▶ REQUIRED WORK
Report the number of lines where the string "chart" occurs, and write nothing else.

▶ PROVIDED DATA
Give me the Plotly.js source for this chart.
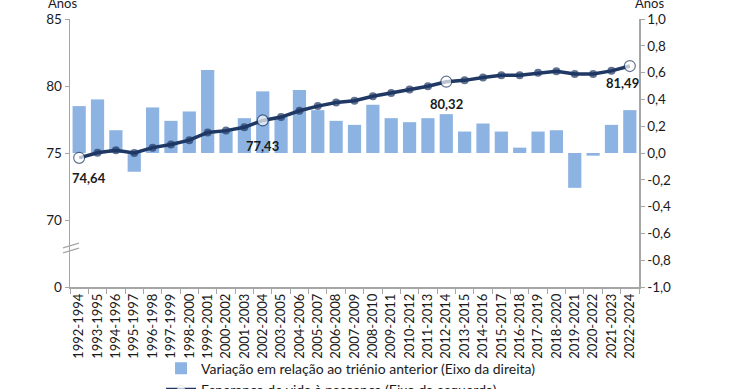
<!DOCTYPE html>
<html>
<head>
<meta charset="utf-8">
<script src="https://cdn.plot.ly/plotly-3.0.1.min.js"></script>
<style>html,body{margin:0;padding:0;background:#fff;}#chart{width:740px;height:389px;}</style>
</head>
<body>
<div id="chart"></div>
<script>
const categories = ["1992-1994","1993-1995","1994-1996","1995-1997","1996-1998","1997-1999","1998-2000","1999-2001","2000-2002","2001-2003","2002-2004","2003-2005","2004-2006","2005-2007","2006-2008","2007-2009","2008-2010","2009-2011","2010-2012","2011-2013","2012-2014","2013-2015","2014-2016","2015-2017","2016-2018","2017-2019","2018-2020","2019-2021","2020-2022","2021-2023","2022-2024"];
const variation = [0.35,0.40,0.17,-0.14,0.34,0.24,0.31,0.62,0.17,0.26,0.46,0.27,0.47,0.32,0.24,0.21,0.36,0.26,0.23,0.26,0.29,0.16,0.22,0.16,0.04,0.16,0.17,-0.26,-0.02,0.21,0.32];
const lifeExpectancy = [74.64,75.02,75.20,75.00,75.40,75.64,75.96,76.53,76.67,76.92,77.43,77.68,78.15,78.50,78.77,78.90,79.24,79.48,79.73,79.98,80.32,80.42,80.64,80.81,80.80,80.98,81.10,80.89,80.89,81.13,81.49];
const highlighted = [0,10,20,30];
const labelShiftX = [10,0,0,-7];
const labelShiftY = [-20,-26,-22,-17];
const leftTickVals = [65,70,75,80,85];
const leftTickText = ["0","70","75","80","85"];
const rightTickVals = [-1,-0.8,-0.6,-0.4,-0.2,0,0.2,0.4,0.6,0.8,1];
const rightTickText = rightTickVals.map(v => v.toFixed(1).replace('.', ','));

const navy = '#1F3864';
const barColor = '#8DB3E2';
const axisColor = '#A6A6A6';
const textColor = '#1a1a1a';
const fontFam = 'Lato, "Open Sans", sans-serif';

const isHi = lifeExpectancy.map((v,i) => highlighted.indexOf(i) >= 0);

const barTrace = {
  type: 'bar', x: categories, y: variation, yaxis: 'y',
  name: 'Variação em relação ao triénio anterior (Eixo da direita)',
  marker: {color: barColor}, hoverinfo: 'x+y'
};
const lineTrace = {
  type: 'scatter', mode: 'lines+markers', x: categories, y: lifeExpectancy, yaxis: 'y2',
  name: 'Esperança de vida à nascença (Eixo da esquerda)',
  line: {color: navy, width: 3.5},
  marker: {
    size: isHi.map(h => h ? 11 : 8),
    color: isHi.map(h => h ? '#ffffff' : navy),
    line: {color: navy, width: isHi.map(h => h ? 1.2 : 0)}
  }
};

const annotations = highlighted.map((idx, k) => ({
  x: categories[idx], y: lifeExpectancy[idx], xref: 'x', yref: 'y2',
  text: '<b>' + lifeExpectancy[idx].toFixed(2).replace('.', ',') + '</b>',
  showarrow: false, xshift: labelShiftX[k], yshift: labelShiftY[k],
  font: {family: fontFam, size: 13, color: textColor}
}));
annotations.push({xref:'paper', yref:'paper', x:-0.014, y:1.0, yshift: 6, xanchor:'center', yanchor:'bottom', text:'Anos', showarrow:false, font:{family:fontFam, size:13, color:textColor}});
annotations.push({xref:'paper', yref:'paper', x:1.019, y:1.0, yshift: 6, xanchor:'center', yanchor:'bottom', text:'Anos', showarrow:false, font:{family:fontFam, size:13, color:textColor}});

const layout = {
  width: 740, height: 389,
  margin: {l: 70, r: 101, t: 19, b: 102, pad: 0, autoexpand: false},
  paper_bgcolor: '#fff', plot_bgcolor: '#fff',
  font: {family: fontFam, size: 13, color: textColor},
  separators: ',.',
  showlegend: true,
  bargap: 0.28,
  xaxis: {
    type: 'category', range: [-0.5, categories.length - 0.5], tickangle: -90, ticks: 'outside', tickson: 'boundaries', ticklen: 5,
    tickcolor: axisColor, showline: true, linecolor: axisColor, linewidth: 1.5,
    showgrid: false, zeroline: false, tickfont: {size: 13, color: textColor}, automargin: false
  },
  yaxis: {
    side: 'right', range: [-1, 1], tickvals: rightTickVals, ticktext: rightTickText,
    ticks: 'outside', ticklen: 4, tickcolor: axisColor, showline: true, linecolor: axisColor, linewidth: 1.5,
    showgrid: false, zeroline: false, tickfont: {size: 13.5, color: textColor}, automargin: false
  },
  yaxis2: {
    side: 'left', overlaying: 'y', range: [65, 85], tickvals: leftTickVals, ticktext: leftTickText,
    ticks: 'outside', ticklen: 4, tickcolor: axisColor, showline: true, linecolor: axisColor, linewidth: 1.5,
    showgrid: false, zeroline: false, tickfont: {size: 13.5, color: textColor}, automargin: false
  },
  legend: {
    x: 0.16, xanchor: 'left', y: -0.245, yanchor: 'top', orientation: 'v',
    font: {family: fontFam, size: 14, color: textColor}, bgcolor: 'rgba(0,0,0,0)', itemwidth: 30
  },
  annotations: annotations,
  shapes: [
    {type:'line', xref:'paper', yref:'paper', x0:-0.0123, x1:0.0158, y0:0.146, y1:0.164, line:{color:axisColor, width:1.3}},
    {type:'line', xref:'paper', yref:'paper', x0:-0.0123, x1:0.0158, y0:0.127, y1:0.145, line:{color:axisColor, width:1.3}}
  ]
};

Plotly.newPlot('chart', [barTrace, lineTrace], layout, {staticPlot: true, displayModeBar: false});
</script>
</body>
</html>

▶ RESPONSE BELOW
4